I was on a zoom talk recently with a group that was studying one of my books. We were talking about the sense of self and the body, and a woman said that she felt like she was in her body. She asked me what I experienced. I said that I experienced the body being in me. I was being quite honest. I no longer think of myself as localized inside a body. The body is here, but it is not me and I am not in it. I am not going to cease to be when the body is not. Jesus said, “I give them eternal life, and they will never perish.” This is what Jesus called abundant life. “I came so that they would have life, and have it abundantly.” Abundant means overflowing all containers and boundaries. My cup runneth over. There are no limits to Eternal Life. 

Some people talk about God being in us, and that is true, but it is only half of the truth. Jesus says, “the Father is in Me, and I in the Father.” God is in me, but I am also in God. The boundary is porous. To get back to the sheepfold image, the gate is open and we go in and out. We are not contained by boundaries. 

This brings me to the last section of this chapter. After Jesus tells this parable he gets into an argument with the Pharisees, who are actually picking up stones to stone him for blasphemy, because he said “I and the Father are one.” When asked by Jesus why they are stoning him they said, “We are not stoning You for a good work, but for blasphemy; and because You, being a man, make Yourself out to be God.”

Then Jesus says the most startling statement he has ever made. I explored this in another episode entitled “The Blasphemous Spirituality of Jesus” but I need to mention it here also. Jesus quoted from the Hebrew Bible saying, “Has it not been written in your Law: ‘I said, you are gods’? If he called them gods, to whom the word of God came (and the Scripture cannot be nullified), are you saying of Him whom the Father sanctified and sent into the world, ‘You are blaspheming,’ because I said, ‘I am the Son of God’?

The scripture he was quoting is Psalm 82, and it actually says in Hebrew something much more controversial. It says to humans, “You are Elohim,” which is the Hebrew name for God. It was saying, and Jesus was saying, that humans were one with God, just like Jesus was claiming to be one with God. He said that everything he taught and did was “that you may know and understand that the Father is in Me, and I in the Father.”

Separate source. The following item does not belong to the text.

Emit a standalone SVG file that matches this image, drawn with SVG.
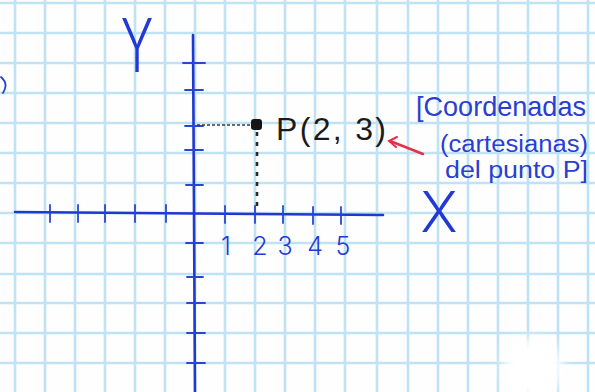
<svg xmlns="http://www.w3.org/2000/svg" width="595" height="392" viewBox="0 0 595 392">
  <defs>
    <style>
      .grid { stroke: #bfe2f4; stroke-width: 2.6; }
      .axis { stroke: #1f38cf; stroke-width: 2.6; stroke-linecap: round; fill: none; }
      .tick { stroke: #2a44d4; stroke-width: 1.8; stroke-linecap: round; }
      .blue { fill: #2339d6; font-family: "Inter", "Liberation Sans", sans-serif; font-weight: 300; }
      .ink { fill: #1b1b1b; font-family: "Liberation Sans", sans-serif; }
      .note { fill: #2a3fd2; font-family: "Liberation Sans", sans-serif; }
    </style>
    <filter id="blur" x="-50%" y="-50%" width="200%" height="200%">
      <feGaussianBlur stdDeviation="6"/>
    </filter>
  </defs>

  <rect width="595" height="392" fill="#fefefe"/>

  <g id="grid">
    <g class="grid">
      <line x1="15" y1="0" x2="15" y2="392"/>
      <line x1="45" y1="0" x2="45" y2="392"/>
      <line x1="75" y1="0" x2="75" y2="392"/>
      <line x1="105" y1="0" x2="105" y2="392"/>
      <line x1="135" y1="0" x2="135" y2="392"/>
      <line x1="165" y1="0" x2="165" y2="392"/>
      <line x1="195" y1="0" x2="195" y2="392"/>
      <line x1="225" y1="0" x2="225" y2="392"/>
      <line x1="255" y1="0" x2="255" y2="392"/>
      <line x1="285" y1="0" x2="285" y2="392"/>
      <line x1="315" y1="0" x2="315" y2="392"/>
      <line x1="345" y1="0" x2="345" y2="392"/>
      <line x1="377" y1="0" x2="377" y2="392"/>
      <line x1="408" y1="0" x2="408" y2="392"/>
      <line x1="438" y1="0" x2="438" y2="392"/>
      <line x1="468" y1="0" x2="468" y2="392"/>
      <line x1="498" y1="0" x2="498" y2="392"/>
      <line x1="528" y1="0" x2="528" y2="392"/>
      <line x1="558" y1="0" x2="558" y2="392"/>
      <line x1="588" y1="0" x2="588" y2="392"/>
      <line x1="0" y1="3" x2="595" y2="3"/>
      <line x1="0" y1="33" x2="595" y2="33"/>
      <line x1="0" y1="63" x2="595" y2="63"/>
      <line x1="0" y1="93" x2="595" y2="93"/>
      <line x1="0" y1="123" x2="595" y2="123"/>
      <line x1="0" y1="153" x2="595" y2="153"/>
      <line x1="0" y1="183" x2="595" y2="183"/>
      <line x1="0" y1="213" x2="595" y2="213"/>
      <line x1="0" y1="243" x2="595" y2="243"/>
      <line x1="0" y1="274" x2="595" y2="274"/>
      <line x1="0" y1="303" x2="595" y2="303"/>
      <line x1="0" y1="333" x2="595" y2="333"/>
      <line x1="0" y1="363" x2="595" y2="363"/>
    </g>
    <ellipse cx="533" cy="368" rx="30" ry="30" fill="#ffffff" filter="url(#blur)"/>
  </g>

  <g id="axes">
    <line class="axis" x1="15" y1="212" x2="383" y2="215"/>
    <line class="axis" x1="193" y1="35" x2="195" y2="392"/>
    <g class="tick">
      <line x1="50" y1="205" x2="50" y2="222"/>
      <line x1="78" y1="205" x2="78" y2="222"/>
      <line x1="105" y1="205" x2="105" y2="222"/>
      <line x1="135" y1="205" x2="135" y2="222"/>
      <line x1="166" y1="205" x2="166" y2="222"/>
      <line x1="225" y1="206" x2="225" y2="223"/>
      <line x1="255" y1="206" x2="255" y2="223"/>
      <line x1="283" y1="206" x2="283" y2="223"/>
      <line x1="313" y1="207" x2="313" y2="224"/>
      <line x1="341" y1="207" x2="341" y2="224"/>
      <line x1="183" y1="63" x2="205" y2="63"/>
      <line x1="185" y1="90" x2="203" y2="90"/>
      <line x1="185" y1="126" x2="203" y2="126"/>
      <line x1="185" y1="150" x2="203" y2="150"/>
      <line x1="186" y1="185" x2="203" y2="185"/>
      <line x1="186" y1="243" x2="203" y2="243"/>
      <line x1="187" y1="277" x2="203" y2="277"/>
      <line x1="187" y1="303" x2="205" y2="303"/>
      <line x1="187" y1="333" x2="205" y2="333"/>
      <line x1="187" y1="363" x2="205" y2="363"/>
    </g>
  </g>

  <g id="axis-labels">
    <text class="blue" font-size="74" text-anchor="middle" transform="translate(137,72) scale(0.66,1)">Y</text>
    <text class="blue" font-size="56" text-anchor="middle" x="439" y="232">X</text>
    <g font-size="25">
      <text class="blue" x="226" y="255" text-anchor="middle">1</text>
      <text class="blue" x="260" y="255" text-anchor="middle">2</text>
      <text class="blue" x="285" y="255" text-anchor="middle">3</text>
      <text class="blue" x="315" y="255" text-anchor="middle">4</text>
      <text class="blue" x="343" y="255" text-anchor="middle">5</text>
    </g>
  </g>

  <g id="point-P">
    <line x1="197" y1="125" x2="251" y2="125" stroke="#3a3a3a" stroke-width="1.6" stroke-dasharray="3 2"/>
    <line x1="257" y1="132" x2="257" y2="210" stroke="#2a2a2a" stroke-width="2.6" stroke-dasharray="4 6"/>
    <rect x="251" y="119" width="11" height="11" rx="3" fill="#151515"/>
    <text class="ink" x="276" y="140" font-size="32" textLength="110" lengthAdjust="spacing">P(2, 3)</text>
  </g>

  <g id="annotation">
    <line x1="423" y1="154" x2="390" y2="141" stroke="#e5304c" stroke-width="2.5" stroke-linecap="round"/>
    <polyline points="397,137 389,141 396,147" fill="none" stroke="#e5304c" stroke-width="2" stroke-linecap="round"/>
    <text class="note" x="416" y="116" font-size="28" textLength="170" lengthAdjust="spacingAndGlyphs">[Coordenadas</text>
    <text class="note" x="440" y="152" font-size="23" textLength="148" lengthAdjust="spacingAndGlyphs">(cartesianas)</text>
    <text class="note" x="445" y="178" font-size="23" textLength="143" lengthAdjust="spacingAndGlyphs">del punto P]</text>
  </g>

  <g id="edge-mark">
    <path d="M1,77 Q9,84 3,93" fill="none" stroke="#2a3fd2" stroke-width="1.8" stroke-linecap="round"/>
  </g>
</svg>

Jesus is talking about identity with the Divine. That is the I AM Awareness. Jesus tells the parable of the sheepfold to teach people about his true nature and their true nature. And it was successful. They got it, but they did not like it. In fact they thought it was blasphemy and wanted to get rid of him and his teaching.  Things have not changed. Traditional Christianity still calls this blasphemy and want to get rid of the teaching and those who teach it. This is what I am teaching. This is Eternal Life. This is life abundant and eternal. Jesus said, “I came so that they would have life, and have it abundantly.” This life is yours. It is who you are.